Le Palais Idéal ne répond à aucune règle d’architecture classique. Cheval s’inspire de cartes postales, de gravures, de magazines illustrés, mais aussi de sa propre imagination foisonnante. Il mélange les styles : influences orientales, hindoues, égyptiennes et médiévales se côtoient dans un joyeux désordre. Le résultat est un édifice surréaliste, où se dressent tours, grottes, galeries, cascades pétrifiées, temples et sculptures étranges. Pendant 33 ans, de 1879 à 1912, Ferdinand Cheval a transporté ses pierres à la main puis avec une simple brouette. Il parcourait parfois plus de 10 kilomètres chaque soir après sa tournée pour ramasser encore d’autres cailloux. Il consacre ses soirées, ses nuits et ses rares moments libres à cette construction titanesque. Sans plan, sans formation et sans aucune aide, il façonne, sculpte, décore, et inscrit sur ses murs des citations, des maximes et ses propres pensées philosophiques. Tout y est message, tout y est symbole. Ne pouvant pas acheter de matériaux modernes, il fabriquait lui-même ses propres mortiers à partir de chaux, de ciment et parfois même de la terre locale. Le palais mesure environ 26 mètres de long, 14 mètres de large et jusqu’à 10 mètres de haut. Sa façade est ornée de créatures fantastiques : géants, fées, chimères et animaux mythologiques veillent sur l’œuvre de leur créateur. À l’intérieur, des niches, des galeries et des escaliers invitent à la promenade et à la méditation. Chaque détail semble raconter une histoire, chaque recoin surprend. Malgré les moqueries de ses contemporains, Cheval ne renonce jamais. Pour lui, ce palais est plus qu’une construction : c’est un message d’amour pour sa fille Alice, décédée jeune, et un témoignage adressé aux générations futures. Il y inscrit même cette devise touchante : "À cœur vaillant, rien d’impossible." Partout sur le Palais, on trouve des phrases qu’il a lui-même gravées. Parmi elles : "1879-1912 : 10 000 journées, 93 000 heures, 33 ans d’épreuves."

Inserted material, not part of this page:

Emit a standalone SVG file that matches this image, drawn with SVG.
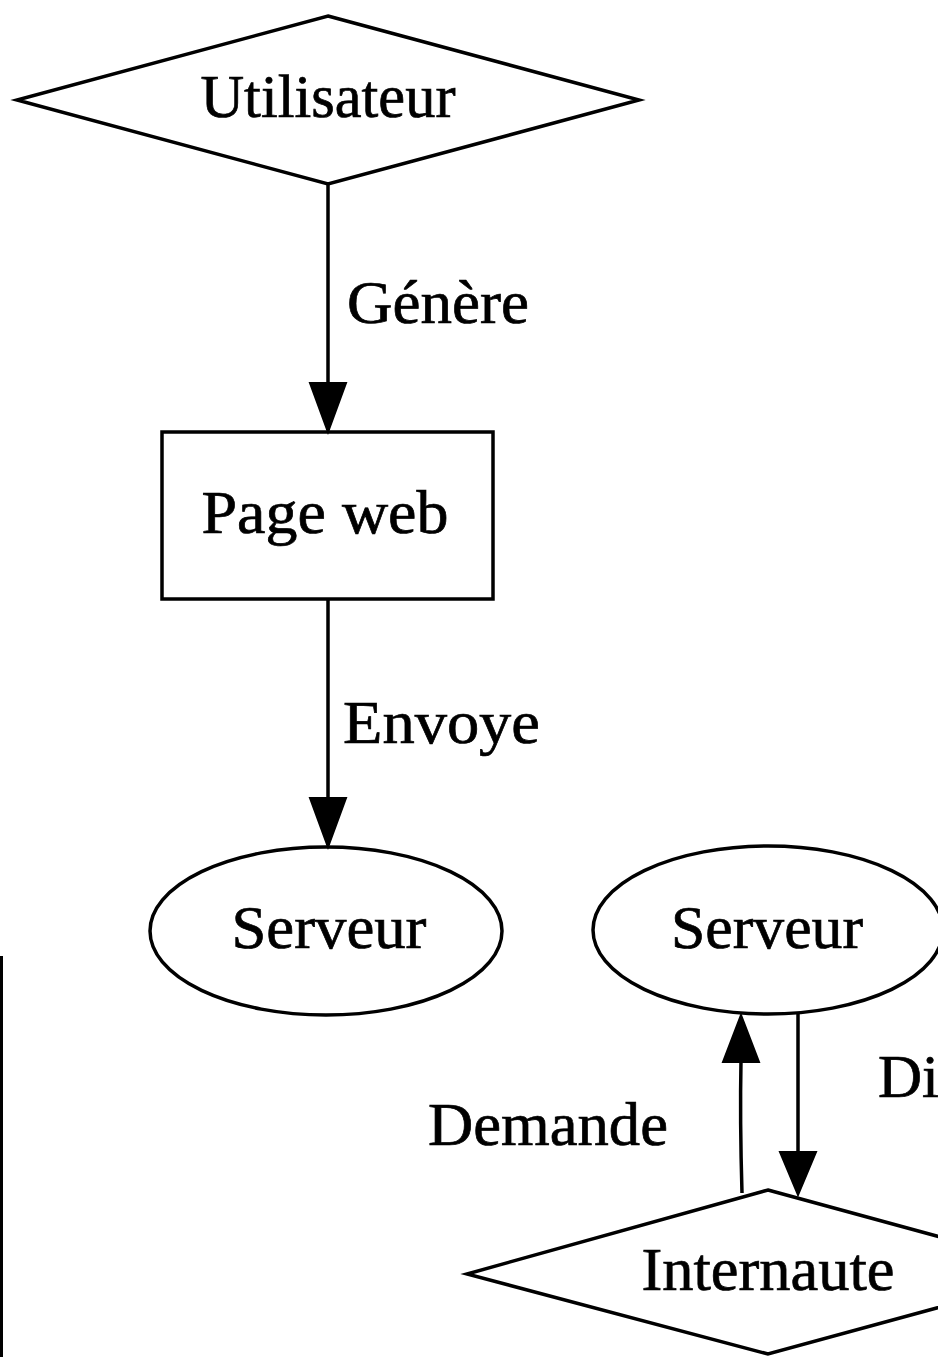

Le Palais Idéal finit par attirer l’attention. Des artistes comme André Breton et les surréalistes voient en Cheval un "poète du béton " et saluent son génie instinctif. Plus tard, Picasso, Max Ernst ou encore Tinguely reconnaîtront l’importance de son œuvre. Quand les surréalistes ont découvert son œuvre, Cheval ne se considérait toujours pas comme un artiste, mais comme "un simple facteur qui a fait ce qu’il avait dans le cœur". En 1969, sous l’impulsion d’André Malraux, ministre de la Culture, le Palais Idéal est officiellement classé Monument Historique, une consécration inédite pour une œuvre construite par un simple facteur autodidacte.
Aujourd’hui, le Palais Idéal attire chaque année des dizaines de milliers de visiteurs venus du monde entier. Ils viennent admirer l’œuvre unique d’un homme humble, mu par une passion démesurée et une détermination sans faille. Dans ce lieu hors du temps, on ressent encore l’âme de Cheval, sa poésie et sa folie douce. Ce n’est pas seulement une curiosité touristique. C’est la preuve éclatante qu’un rêve, aussi fou soit-il, peut devenir réalité. Le Palais Idéal nous rappelle qu’il n’y a pas de limites à la créativité humaine, que la volonté peut déplacer non pas une montagne, mais des milliers de pierres pour élever un chef-d’œuvre. Ferdinand Cheval avait aussi un autre rêve : construire son propre tombeau. Après avoir achevé son palais, il se consacra à ériger, au cimetière d’Hauterives, son Tombeau du Silence et du Repos sans Fin, qu’il acheva en 1922. Il y repose depuis 1924.
Plus qu’un simple monument, le Palais Idéal est un hymne à la persévérance, à la poésie et à la force des rêves. En le visitant, on entre un peu dans l’esprit d’un homme qui n’a jamais cessé de croire en la beauté et en l’imaginaire.